- _DIRECTION_: Do not copy the pictures; transcribe all other material exactly.

- _DATASET EXTRACT_:
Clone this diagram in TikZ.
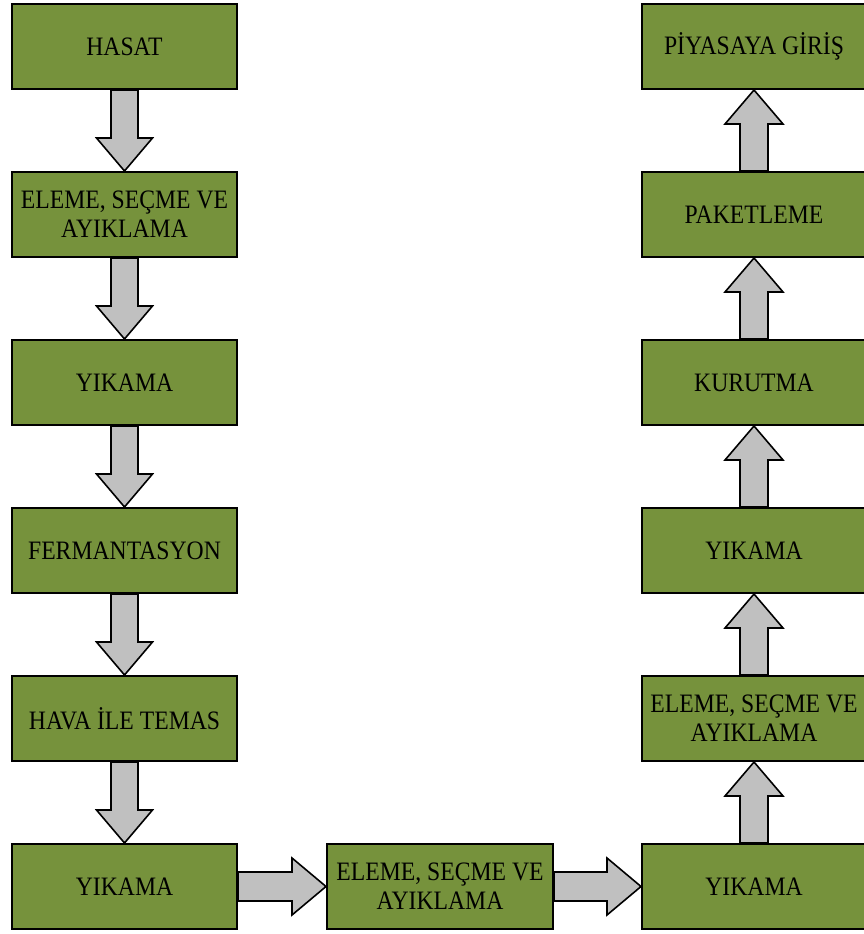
\documentclass[tikz,border=0pt]{standalone}
\usepackage{fontspec}
\setmainfont[FakeStretch=0.89]{Liberation Serif}
\usetikzlibrary{calc}
\definecolor{boxgreen}{RGB}{118,146,60}
\definecolor{arrgray}{RGB}{192,192,192}
\tikzset{
  stepbox/.style={draw=black, line width=2pt, fill=boxgreen, minimum width=225pt, minimum height=85pt, inner sep=0pt, align=center, font=\fontsize{26.6}{29}\selectfont, text=black},
  blockarrow/.style={draw=black, line width=1.6pt, fill=arrgray, line join=miter}
}
\newcommand{\darr}[2]{%
  \draw[blockarrow] let \p1=(#1.south), \p2=(#2.north) in
    (\x1-13.5pt,\y1) -- (\x1-13.5pt,\y2+33pt) -- (\x1-28pt,\y2+33pt) -- (\x2,\y2)
    -- (\x1+28pt,\y2+33pt) -- (\x1+13.5pt,\y2+33pt) -- (\x1+13.5pt,\y1) -- cycle;}
\newcommand{\uarr}[2]{%
  \draw[blockarrow] let \p1=(#1.north), \p2=(#2.south) in
    (\x1-14pt,\y1) -- (\x1-14pt,\y2-34pt) -- (\x1-29pt,\y2-34pt) -- (\x2,\y2)
    -- (\x1+29pt,\y2-34pt) -- (\x1+14pt,\y2-34pt) -- (\x1+14pt,\y1) -- cycle;}
\newcommand{\rarr}[2]{%
  \draw[blockarrow] let \p1=(#1.east), \p2=(#2.west) in
    (\x1,\y1+14.5pt) -- (\x2-34pt,\y1+14.5pt) -- (\x2-34pt,\y1+28.5pt) -- (\x2,\y2)
    -- (\x2-34pt,\y1-28.5pt) -- (\x2-34pt,\y1-14.5pt) -- (\x1,\y1-14.5pt) -- cycle;}
\begin{document}
\begin{tikzpicture}[x=1pt,y=-1pt]
\useasboundingbox (0,0) rectangle (863,934);
\node[stepbox] (l1) at (124.5,46.5) {HASAT};
\node[stepbox] (l2) at (124.5,214.5) {ELEME, SEÇME VE\\AYIKLAMA};
\node[stepbox] (l3) at (124.5,382.5) {YIKAMA};
\node[stepbox] (l4) at (124.5,550.5) {FERMANTASYON};
\node[stepbox] (l5) at (124.5,718.5) {HAVA İLE TEMAS};
\node[stepbox] (l6) at (124.5,886.5) {YIKAMA};
\node[stepbox, minimum width=226pt] (m1) at (440,886.5) {ELEME, SEÇME VE\\AYIKLAMA};
\node[stepbox, minimum width=224pt] (r1) at (754,886.5) {YIKAMA};
\node[stepbox, minimum width=224pt] (r2) at (754,718.5) {ELEME, SEÇME VE\\AYIKLAMA};
\node[stepbox, minimum width=224pt] (r3) at (754,550.5) {YIKAMA};
\node[stepbox, minimum width=224pt] (r4) at (754,382.5) {KURUTMA};
\node[stepbox, minimum width=224pt] (r5) at (754,214.5) {PAKETLEME};
\node[stepbox, minimum width=224pt] (r6) at (754,46.5) {PİYASAYA GİRİŞ};
\darr{l1}{l2}
\darr{l2}{l3}
\darr{l3}{l4}
\darr{l4}{l5}
\darr{l5}{l6}
\rarr{l6}{m1}
\rarr{m1}{r1}
\uarr{r1}{r2}
\uarr{r2}{r3}
\uarr{r3}{r4}
\uarr{r4}{r5}
\uarr{r5}{r6}
\end{tikzpicture}
\end{document}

- _WRITTEN REPLY_:
Clone this diagram in TikZ.
\documentclass[tikz,border=0pt]{standalone}
\usepackage{fontspec}
\setmainfont[FakeStretch=0.89]{Liberation Serif}
\usetikzlibrary{calc}
\definecolor{boxgreen}{RGB}{118,146,60}
\definecolor{arrgray}{RGB}{192,192,192}
\tikzset{
  stepbox/.style={draw=black, line width=2pt, fill=boxgreen, minimum width=225pt, minimum height=85pt, inner sep=0pt, align=center, font=\fontsize{26.6}{29}\selectfont, text=black},
  blockarrow/.style={draw=black, line width=1.6pt, fill=arrgray, line join=miter}
}
\newcommand{\darr}[2]{%
  \draw[blockarrow] let \p1=(#1.south), \p2=(#2.north) in
    (\x1-13.5pt,\y1) -- (\x1-13.5pt,\y2+33pt) -- (\x1-28pt,\y2+33pt) -- (\x2,\y2)
    -- (\x1+28pt,\y2+33pt) -- (\x1+13.5pt,\y2+33pt) -- (\x1+13.5pt,\y1) -- cycle;}
\newcommand{\uarr}[2]{%
  \draw[blockarrow] let \p1=(#1.north), \p2=(#2.south) in
    (\x1-14pt,\y1) -- (\x1-14pt,\y2-34pt) -- (\x1-29pt,\y2-34pt) -- (\x2,\y2)
    -- (\x1+29pt,\y2-34pt) -- (\x1+14pt,\y2-34pt) -- (\x1+14pt,\y1) -- cycle;}
\newcommand{\rarr}[2]{%
  \draw[blockarrow] let \p1=(#1.east), \p2=(#2.west) in
    (\x1,\y1+14.5pt) -- (\x2-34pt,\y1+14.5pt) -- (\x2-34pt,\y1+28.5pt) -- (\x2,\y2)
    -- (\x2-34pt,\y1-28.5pt) -- (\x2-34pt,\y1-14.5pt) -- (\x1,\y1-14.5pt) -- cycle;}
\begin{document}
\begin{tikzpicture}[x=1pt,y=-1pt]
\useasboundingbox (0,0) rectangle (863,934);
\node[stepbox] (l1) at (124.5,46.5) {HASAT};
\node[stepbox] (l2) at (124.5,214.5) {ELEME, SEÇME VE\\AYIKLAMA};
\node[stepbox] (l3) at (124.5,382.5) {YIKAMA};
\node[stepbox] (l4) at (124.5,550.5) {FERMANTASYON};
\node[stepbox] (l5) at (124.5,718.5) {HAVA İLE TEMAS};
\node[stepbox] (l6) at (124.5,886.5) {YIKAMA};
\node[stepbox, minimum width=226pt] (m1) at (440,886.5) {ELEME, SEÇME VE\\AYIKLAMA};
\node[stepbox, minimum width=224pt] (r1) at (754,886.5) {YIKAMA};
\node[stepbox, minimum width=224pt] (r2) at (754,718.5) {ELEME, SEÇME VE\\AYIKLAMA};
\node[stepbox, minimum width=224pt] (r3) at (754,550.5) {YIKAMA};
\node[stepbox, minimum width=224pt] (r4) at (754,382.5) {KURUTMA};
\node[stepbox, minimum width=224pt] (r5) at (754,214.5) {PAKETLEME};
\node[stepbox, minimum width=224pt] (r6) at (754,46.5) {PİYASAYA GİRİŞ};
\darr{l1}{l2}
\darr{l2}{l3}
\darr{l3}{l4}
\darr{l4}{l5}
\darr{l5}{l6}
\rarr{l6}{m1}
\rarr{m1}{r1}
\uarr{r1}{r2}
\uarr{r2}{r3}
\uarr{r3}{r4}
\uarr{r4}{r5}
\uarr{r5}{r6}
\end{tikzpicture}
\end{document}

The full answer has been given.